The SA economy has received two body blows: GDP growth fell to a mere 1,3% in the second quarter, followed by a dismal reading for the purchasing managers’ index (PMI) for August. This suggests that third-quarter growth will also disappoint.

Despite the bad news, finance minister Pravin Gordhan believes that neither the global nor the domestic economy will enter a recession yet, unless there’s a serious deterioration in global macroeconomic conditions. He puts the odds against a recession at 60:40 while stressing that these are “very uncertain times” and that “things can go either way”.

In an interview with the FM last week, the minister said: “I’ll stick to that [ 60:40 projection] for now but there’s no doubt that as we go on, the lack of decisiveness and action to grow economies is creating a gloomier picture.”

Treasury was conservative at the tabling of the national budget in February, forecasting only 3,4% real GDP growth for the year — a number bang in line with the new, weaker consensus.

But even the 3,4% figure now looks doubtful, given the downward revision to first- quarter growth (from 4,8% to 4,5%), the abysmal second-quarter growth figure of 1,3% and signs that third-quarter growth will also be weak. Growth will need to accelerate over the second half of the year, averaging 3,4%, to realise the budget forecast.

This seems unlikely, given that global weakness and continued financial market volatility appear set to extend their drag on growth into the third quarter.

Gordhan would not be drawn on whether treasury’s GDP forecast will be revised lower in the medium-term budget policy statement on October 25, saying that the forecast will be finalised only about 10 days into October. “These are very uncertain times and any day or week could change the trajectory of where we’re going.”

But if growth should turn out to be lower than expected, the impact that will have on the country’s debt position will still be manageable, according to treasury. “Whether the deficit is slightly larger or smaller this year is far less important than recognising that our medium- and-long-term debt outlook is stable,” says a treasury analysis of SA’s growth outlook.

Treasury concedes that SA now has less fiscal space in which to manoeuvre, having responded strongly to the 2009 recession. But its game plan is still to support recovery in the short term. At the same time it will intensify its efforts towards medium-term consolidation in order to preserve fiscal sustainability.

This approach is in line with the shift in global thinking. “Whereas over the past few months there was strong support for fiscal austerity, that has changed,” says Gordhan. “There is now a much more nuanced approach which says: focus on growth and jobs in the short term because a focus on fiscal austerity won’t produce the goods.”

What this means is that SA’s fiscal approach will remain countercyclical.

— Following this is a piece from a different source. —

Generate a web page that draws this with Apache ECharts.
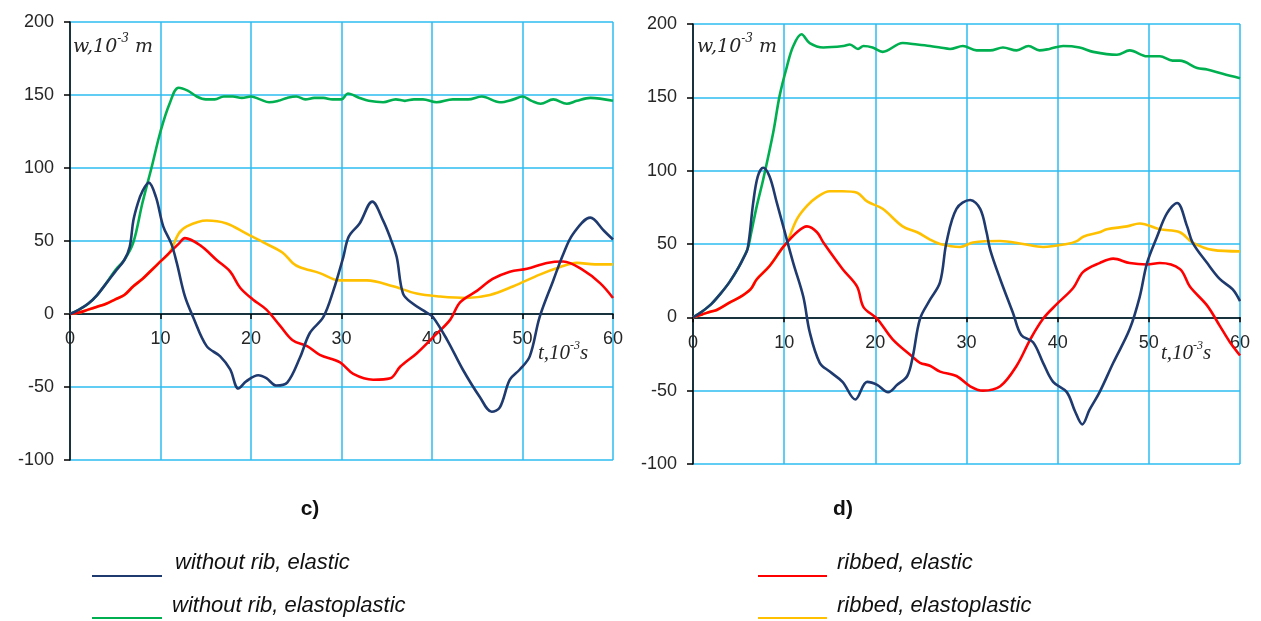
<!DOCTYPE html>
<html>
<head>
<meta charset="utf-8">
<script src="https://cdn.jsdelivr.net/npm/echarts@6/dist/echarts.min.js"></script>
<style>
  html, body { margin: 0; padding: 0; background: #fff; }
  #chart { width: 1261px; height: 621px; }
</style>
</head>
<body>
<div id="chart"></div>
<script>
// time in 10^-3 s, deflection w in 10^-3 m
const yTicks = [-100, -50, 0, 50, 100, 150, 200]
const xTicks = [0, 10, 20, 30, 40, 50, 60]

// c) panel
const cElastic = [[0,0],[1,3],[2,7],[3,13],[4,21],[5,29],[6,37],[6.6,46],[7,64],[7.5,76],[8,84],[8.7,90],[9.5,80],[10.3,60],[11.2,48],[11.8,35],[12.7,12],[13.6,-2],[15.1,-22],[16.6,-29],[17.7,-38],[18.6,-51],[19.5,-46],[20.8,-42],[21.7,-44],[22.8,-49],[24,-47],[25.4,-30],[26.5,-13],[28,-2],[29.1,16],[30.2,39],[30.8,53],[32,62],[33.4,77],[34.6,64],[35.4,52],[36.1,39],[36.8,14],[37.9,7],[39.4,1],[40.1,-2],[41.7,-18],[43.4,-38],[45.3,-57],[46.6,-67],[47.5,-64],[48.6,-45],[49.7,-38],[50.8,-29],[51.9,-2],[53.4,23],[54.5,41],[55.6,55],[57.5,66],[59,57],[60,51]]
const cElastoplastic = [[0,0],[1,3],[2,7],[3,13],[4,21],[5,30],[6,37],[7,49],[8,76],[9,100],[10,125],[11,144],[12,155],[13,153],[14,149],[15,147],[16,147],[17,149],[18,149],[19,148],[20,149],[21,147],[22,145],[23,146],[24,148],[25,149],[26,147],[27,148],[28,148],[29,147],[30,147],[30.7,151],[32,148],[33,146],[34.6,145],[36,147],[37,146],[38,147],[39,147],[40.5,145],[42.3,147],[44,147],[45.5,149],[47.5,145],[49,147],[50,149],[51,146],[52,144],[53.4,147],[54.9,144],[56,146],[57.5,148],[60,146]]
const cRibElastic = [[0,0],[1,1],[2,3],[3,5],[4,7],[5,10],[6,13],[7,19],[8,24],[9,30],[10,36],[11,42],[12,48],[12.7,52],[14.4,47],[16.2,37],[17.7,29],[18.8,18],[20.2,10],[21.7,3],[23.2,-8],[24.6,-18],[26.2,-22],[27.6,-28],[29.8,-33],[31.3,-41],[33.5,-45],[35.4,-44],[36.5,-36],[38.3,-27],[40.1,-16],[42,-4],[43.1,8],[45,16],[46.7,24],[48.6,29],[50.5,31],[52.7,35],[54.5,36],[56.7,30],[58.6,21],[60,11]]
const cRibElastoplastic = [[0,0],[1,1],[2,3],[3,5],[4,7],[5,10],[6,13],[7,19],[8,24],[9,30],[10,36],[11,42],[12,55],[12.9,60],[15.1,64],[17.3,62],[19.5,55],[21.7,48],[23.5,42],[24.6,35],[25.4,32],[27.6,28],[29.8,23],[32.8,23],[35.7,19],[38.3,14],[40.9,12],[43.8,11],[46.4,13],[49,19],[51.9,27],[54.1,32],[56,35],[58,34],[60,34]]

// d) panel
const dElastic = [[0,0],[1,4],[2,9],[3,16],[4,24],[5,34],[5.5,40],[6,47],[6.6,78],[7.1,96],[7.7,102],[8.4,96],[9.2,78],[9.9,62],[11,37],[12.1,14],[12.8,-10],[13.9,-31],[15,-37],[16.4,-44],[17.8,-56],[19.1,-44],[20.2,-46],[21.4,-51],[22.4,-46],[23.5,-40],[24.1,-27],[24.9,-1],[26,12],[27.1,24],[27.8,51],[28.9,74],[30.4,80],[31.5,74],[32.2,58],[32.6,46],[33.7,26],[35.1,3],[36,-12],[37.3,-17],[38.4,-31],[39.5,-44],[41,-51],[41.9,-64],[42.7,-73],[43.5,-63],[44.6,-51],[46.1,-31],[47.9,-8],[49,14],[49.8,37],[50.9,55],[52,71],[53.1,78],[54.2,62],[54.8,51],[56.4,37],[57.8,26],[59.2,19],[60,11]]
const dElastoplastic = [[0,0],[1,4],[2,9],[3,16],[4,24],[5,34],[6,47],[6.3,55],[7,76],[7.7,94],[8.8,126],[9.5,151],[10.3,171],[11,185],[11.9,193],[12.8,187],[14.3,184],[16.5,185],[17.2,186],[18.1,183],[18.7,185],[19.7,184],[20.8,181],[23,187],[24.6,186],[26,185],[27.1,184],[28.2,183],[29.6,185],[31.1,182],[32.6,182],[34,184],[35.5,182],[36.8,185],[38,182],[39.1,183],[40.6,185],[42.4,184],[43.9,181],[46.5,179],[47.9,182],[49.8,178],[51.2,178],[52.6,175],[53.4,175],[55.3,170],[56.4,169],[58.1,166],[60,163]]
const dRibElastic = [[0,0],[1,2],[2,4],[2.6,5],[4,10],[5.2,14],[6.3,19],[7,26],[8.4,35],[9.9,48],[11.4,58],[12.5,62],[13.6,58],[14.3,51],[16.4,33],[18,21],[18.7,7],[20.2,-1],[21.9,-15],[24.1,-27],[24.9,-31],[26,-33],[27.1,-37],[28.9,-40],[30.4,-47],[31.8,-50],[33.7,-47],[35.5,-33],[37,-15],[38.4,-1],[39.9,9],[41.7,20],[42.8,31],[44.6,37],[46.1,40],[47.9,37],[49.8,36],[51.2,37],[53.4,33],[54.5,21],[56.4,8],[57.8,-6],[58.9,-17],[60,-26]]
const dRibElastoplastic = [[0,0],[1,2],[2,4],[2.6,5],[4,10],[5.2,14],[6.3,19],[7,26],[8.4,35],[9.9,48],[10.3,51],[11.4,67],[12.5,76],[13.6,82],[15,86],[16.4,86],[18,85],[19.1,79],[20.8,74],[23,62],[24.6,58],[26,53],[27.1,50],[29.3,48],[30.7,51],[33.7,52],[36.2,50],[38.4,48],[41,50],[42.1,52],[42.8,55],[44.6,58],[45.4,60],[47.6,62],[49,64],[51.2,60],[53.4,58],[54.8,51],[57,46],[60,45]]

const seriesNames = ['without rib, elastic', 'without rib, elastoplastic', 'ribbed, elastic', 'ribbed, elastoplastic']
const colors = ['#1f3a6e', '#00b050', '#ff0000', '#ffc000']

const gridBlue = '#2dbbf0'
const labelFont = '"Liberation Sans", Arial, sans-serif'

const makeX = (idx) => ({
  type: 'value',
  gridIndex: idx,
  min: xTicks[0],
  max: xTicks[xTicks.length - 1],
  interval: 10,
  axisLine: { onZero: true, lineStyle: { color: '#000', width: 1.5 } },
  axisTick: { show: true, length: 5, lineStyle: { color: '#000', width: 1.5 } },
  // labels sit just under the zero line, not at the grid bottom
  axisLabel: { fontSize: 18, color: '#262626', fontFamily: labelFont, margin: -130, showMinLabel: true, showMaxLabel: true },
  splitLine: { show: true, lineStyle: { color: gridBlue, width: 1.5 } }
})

const makeY = (idx) => ({
  type: 'value',
  gridIndex: idx,
  min: yTicks[0],
  max: yTicks[yTicks.length - 1],
  interval: 50,
  axisLine: { show: true, onZero: false, lineStyle: { color: '#000', width: 1.5 } },
  axisTick: { show: true, length: 6, lineStyle: { color: '#000', width: 1.5 } },
  axisLabel: { fontSize: 18, color: '#262626', fontFamily: labelFont, margin: 16 },
  splitLine: { show: true, lineStyle: { color: gridBlue, width: 1.5 } }
})

const makeLine = (name, data, color, idx) => ({
  name: name,
  type: 'line',
  xAxisIndex: idx,
  yAxisIndex: idx,
  data: data,
  smooth: 0.35,
  showSymbol: false,
  symbol: 'none',
  lineStyle: { color: color, width: 2.6 },
  itemStyle: { color: color }
})

const axisTitle = (left, top, main, sup, tail, serif) => ({
  type: 'text',
  left: left,
  top: top,
  style: {
    text: '{b|' + main + '}{s|' + sup + '}{b|' + tail + '}',
    rich: {
      b: { fontSize: serif ? 21 : 19, fontStyle: 'italic', fontFamily: serif ? '"Liberation Serif", serif' : '"DejaVu Serif", serif', fill: '#262626', lineHeight: 24, verticalAlign: 'bottom' },
      s: { fontSize: 12, fontStyle: 'italic', fontFamily: serif ? '"Liberation Serif", serif' : '"DejaVu Serif", serif', fill: '#262626', lineHeight: 24, verticalAlign: 'top' }
    }
  },
  z: 10
})

const legendItem = (x1, x2, y, color, textX, textY, label) => ([
  { type: 'line', shape: { x1: x1, y1: y, x2: x2, y2: y }, style: { stroke: color, lineWidth: 2 } },
  { type: 'text', x: textX, y: textY, style: { text: label, fontSize: 22, fontStyle: 'italic', fontFamily: labelFont, fill: '#111', verticalAlign: 'middle' } }
])

const chart = echarts.init(document.getElementById('chart'), null, { renderer: 'canvas' })

const option = {
  animation: false,
  backgroundColor: '#fff',
  grid: [
    { left: 70, top: 22, width: 543, height: 438 },
    { left: 693, top: 24, width: 547, height: 440 }
  ],
  xAxis: [makeX(0), makeX(1)],
  yAxis: [makeY(0), makeY(1)],
  series: [
    makeLine(seriesNames[1], cElastoplastic, colors[1], 0),
    makeLine(seriesNames[3], cRibElastoplastic, colors[3], 0),
    makeLine(seriesNames[2], cRibElastic, colors[2], 0),
    makeLine(seriesNames[0], cElastic, colors[0], 0),
    makeLine(seriesNames[1], dElastoplastic, colors[1], 1),
    makeLine(seriesNames[3], dRibElastoplastic, colors[3], 1),
    makeLine(seriesNames[2], dRibElastic, colors[2], 1),
    makeLine(seriesNames[0], dElastic, colors[0], 1)
  ],
  graphic: [
    axisTitle(73, 33, 'w,10', '-3', ' m', false),
    axisTitle(697, 33, 'w,10', '-3', ' m', false),
    axisTitle(538, 340, 't,10', '-3', 's', true),
    axisTitle(1161, 340, 't,10', '-3', 's', true),
    { type: 'text', x: 310, y: 509, style: { text: 'c)', fontSize: 21, fontWeight: 'bold', fontFamily: labelFont, fill: '#111', align: 'center', verticalAlign: 'middle' } },
    { type: 'text', x: 843, y: 509, style: { text: 'd)', fontSize: 21, fontWeight: 'bold', fontFamily: labelFont, fill: '#111', align: 'center', verticalAlign: 'middle' } },
    ...legendItem(92, 162, 576, colors[0], 175, 563, seriesNames[0]),
    ...legendItem(92, 162, 618, colors[1], 172, 606, seriesNames[1]),
    ...legendItem(758, 827, 576, colors[2], 837, 563, seriesNames[2]),
    ...legendItem(758, 827, 618, colors[3], 837, 606, seriesNames[3])
  ]
}

chart.setOption(option)
</script>
</body>
</html>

In other words: government will avoid a premature withdrawal of fiscal support while simultaneously considering ways to reinforce fiscal sustainability .

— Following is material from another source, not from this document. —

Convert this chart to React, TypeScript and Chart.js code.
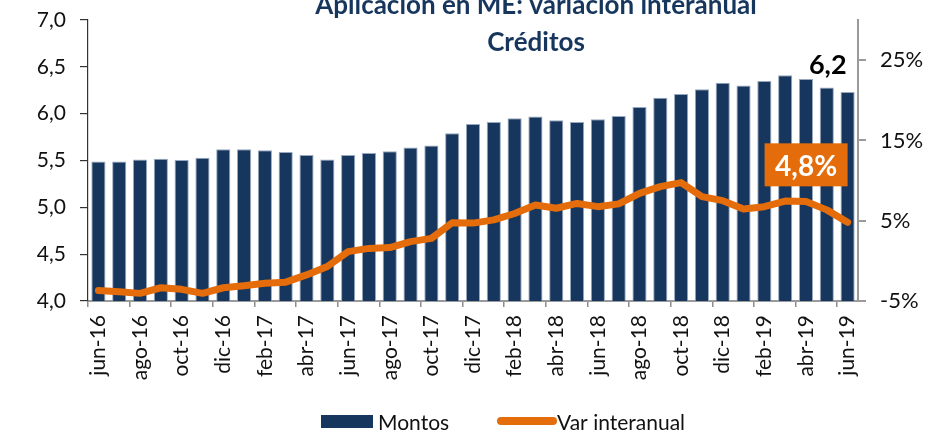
import React, { useEffect, useRef } from "react";
import { Chart, registerables } from "chart.js";

Chart.register(...registerables);

const categories = [
  "jun-16","jul-16","ago-16","sep-16","oct-16","nov-16","dic-16","ene-17","feb-17","mar-17","abr-17","may-17",
  "jun-17","jul-17","ago-17","sep-17","oct-17","nov-17","dic-17","ene-18","feb-18","mar-18","abr-18","may-18",
  "jun-18","jul-18","ago-18","sep-18","oct-18","nov-18","dic-18","ene-19","feb-19","mar-19","abr-19","may-19","jun-19",
];

const montos = [
  5.49, 5.49, 5.51, 5.52, 5.505, 5.53, 5.62, 5.62, 5.61, 5.59, 5.56, 5.51,
  5.56, 5.58, 5.60, 5.64, 5.66, 5.79, 5.89, 5.91, 5.95, 5.97, 5.93, 5.91,
  5.94, 5.975, 6.07, 6.17, 6.21, 6.26, 6.33, 6.30, 6.35, 6.41, 6.37, 6.28, 6.23,
];

const varInteranual = [
  -3.7, -3.85, -4.05, -3.35, -3.55, -4.05, -3.35, -3.1, -2.8, -2.65, -1.75, -0.7,
  1.15, 1.55, 1.65, 2.4, 2.8, 4.75, 4.7, 5.1, 5.9, 6.95, 6.55, 7.15,
  6.75, 7.1, 8.4, 9.25, 9.75, 8.0, 7.5, 6.45, 6.75, 7.45, 7.4, 6.35, 4.8,
];

const leftTicks = [4.0, 4.5, 5.0, 5.5, 6.0, 6.5, 7.0];
const rightTicks = [-5, 5, 15, 25];

const titleLines = ["Aplicación en ME: variación interanual", "Créditos"];
const lastMontoLabel = "6,2";
const lastVarLabel = "4,8%";
const legendLabels = ["Montos", "Var interanual"];

const NAVY = "#17365d";
const ORANGE = "#e46c0a";
const FONT = "Lato, 'Open Sans', sans-serif";

const fmtComma = (v: number, d: number) => v.toFixed(d).replace(".", ",");

const noPad = (s: any) => {
  s.paddingTop = 0;
  s.paddingBottom = 0;
  s.paddingLeft = 0;
  s.paddingRight = 0;
};

export default function App() {
  const canvasRef = useRef<HTMLCanvasElement | null>(null);

  useEffect(() => {
    const canvas = canvasRef.current;
    if (!canvas) return;

    const overlay = {
      id: "overlay",
      afterDraw(chart: any) {
        const ctx = chart.ctx;
        const x = chart.scales.x;
        const y = chart.scales.y;
        const y2 = chart.scales.y2;
        ctx.save();
        // title
        ctx.fillStyle = NAVY;
        ctx.font = `bold 26px ${FONT}`;
        ctx.textAlign = "center";
        ctx.textBaseline = "alphabetic";
        ctx.fillText(titleLines[0], 536, 14);
        ctx.fillText(titleLines[1], 536, 51);

        // last bar label
        const n = montos.length - 1;
        const bx = x.getPixelForValue(n);
        const by = y.getPixelForValue(montos[n]);
        ctx.fillStyle = "#000";
        ctx.font = `bold 27px ${FONT}`;
        ctx.textAlign = "right";
        ctx.fillText(lastMontoLabel, bx - 1, by - 18);

        // last line label box
        const ly = y2.getPixelForValue(varInteranual[n]);
        const boxR = bx;
        const boxW = 83;
        const boxH = 43;
        const boxT = ly - 79;
        ctx.fillStyle = ORANGE;
        ctx.fillRect(boxR - boxW, boxT, boxW, boxH);
        ctx.fillStyle = "#fff";
        ctx.font = `bold 28px ${FONT}`;
        ctx.textAlign = "center";
        ctx.fillText(lastVarLabel, boxR - boxW / 2, boxT + 33);

        // legend
        ctx.fillStyle = NAVY;
        ctx.fillRect(321, 415, 52, 13);
        ctx.fillStyle = "#111";
        ctx.font = `21px ${FONT}`;
        ctx.textAlign = "left";
        ctx.fillText(legendLabels[0], 378, 430);
        ctx.strokeStyle = ORANGE;
        ctx.lineWidth = 8;
        ctx.lineCap = "round";
        ctx.beginPath();
        ctx.moveTo(501, 421);
        ctx.lineTo(553, 421);
        ctx.stroke();
        ctx.fillText(legendLabels[1], 557, 430);
        ctx.restore();
      },
    };

    const chart = new Chart(canvas, {
      type: "bar",
      data: {
        labels: categories,
        datasets: [
          {
            type: "line",
            label: legendLabels[1],
            data: varInteranual,
            yAxisID: "y2",
            borderColor: ORANGE,
            backgroundColor: ORANGE,
            borderWidth: 7,
            pointRadius: 0,
            tension: 0,
            borderJoinStyle: "round",
            borderCapStyle: "round",
            order: 0,
          } as any,
          {
            type: "bar",
            label: legendLabels[0],
            data: montos,
            yAxisID: "y",
            backgroundColor: NAVY,
            borderColor: "rgba(140,158,185,0.9)",
            borderWidth: 1,
            barPercentage: 0.68,
            categoryPercentage: 1,
            order: 1,
          } as any,
        ],
      },
      options: {
        animation: false,
        responsive: false,
        maintainAspectRatio: false,
        layout: { padding: { top: 20, left: 0, right: 0, bottom: 0 } },
        plugins: {
          legend: { display: false },
          title: { display: false },
          tooltip: { enabled: false },
        },
        scales: {
          x: {
            type: "category",
            offset: true,
            afterFit: (s: any) => { s.height = 134; noPad(s); },
            grid: {
              display: true,
              drawOnChartArea: false,
              drawTicks: true,
              tickLength: 6,
              offset: true,
              lineWidth: 1.5,
              color: (c: any) => (c.index % 2 === 0 ? "#8c8c8c" : "rgba(0,0,0,0)"),
            },
            border: { display: true, color: "#9a9a9a", width: 2 },
            ticks: {
              autoSkip: false,
              maxRotation: 90,
              minRotation: 90,
              padding: 8,
              color: "#111",
              font: { family: FONT, size: 21 },
              callback: (_v: any, i: number) => (i % 2 === 0 ? categories[i] : ""),
            },
          },
          y: {
            position: "left",
            min: 4,
            max: 7,
            afterFit: (s: any) => { s.width = 88; noPad(s); },
            afterBuildTicks: (s: any) => { s.ticks = leftTicks.map((v) => ({ value: v })); },
            grid: { drawOnChartArea: false, drawTicks: true, tickLength: 8, color: "#333", lineWidth: 1.2 },
            border: { display: true, color: "#333", width: 1.2 },
            ticks: {
              padding: 14,
              color: "#111",
              font: { family: FONT, size: 21 },
              callback: (v: any) => fmtComma(Number(v), 1),
            },
          },
          y2: {
            position: "right",
            min: -5,
            max: 30,
            afterFit: (s: any) => { s.width = 77; noPad(s); },
            afterBuildTicks: (s: any) => { s.ticks = rightTicks.map((v) => ({ value: v })); },
            grid: { drawOnChartArea: false, drawTicks: true, tickLength: 8, color: "#9a9a9a", lineWidth: 2 },
            border: { display: true, color: "#9a9a9a", width: 2 },
            ticks: {
              padding: 14,
              color: "#111",
              font: { family: FONT, size: 22 },
              callback: (v: any) => `${v}%`,
            },
          },
        },
      } as any,
      plugins: [overlay],
    });

    return () => chart.destroy();
  }, []);

  return (
    <div style={{ position: "fixed", left: 0, top: 0, width: 935, height: 435, background: "#fff" }}>
      <canvas ref={canvasRef} width={935} height={435} style={{ width: 935, height: 435, display: "block" }} />
    </div>
  );
}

The news that treasury is determined to maintain a pro-growth stance will be music to the ears of SA’s beleaguered manufacturing sector.

The drop-off in manufacturing activity was by far the biggest drag on second- quarter growth, subtracting 1,1 percentage points off the quarterly growth rate. By the end of the quarter, manufacturing production was still more than 14% below its pre-recessionary peak (see graph).

Economists blame manufacturing’s second-quarter collapse on the broader global slowdown, strike activity and supply disruptions to vehicle production caused by the Japanese earthquake. Manufacturers say, though, the strong rand and domestic cost pressures, especially from administered prices and wages, are the real culprits.

Manufacturers’ electricity costs have climbed by 140% on average over the past four years as municipalities have raised their tariffs by more than the official increases granted to Eskom, according to Stewart Jennings, CEO of the PG Group and chairman of the Manufacturing Circle, a lobby group of 30 major manufacturing companies.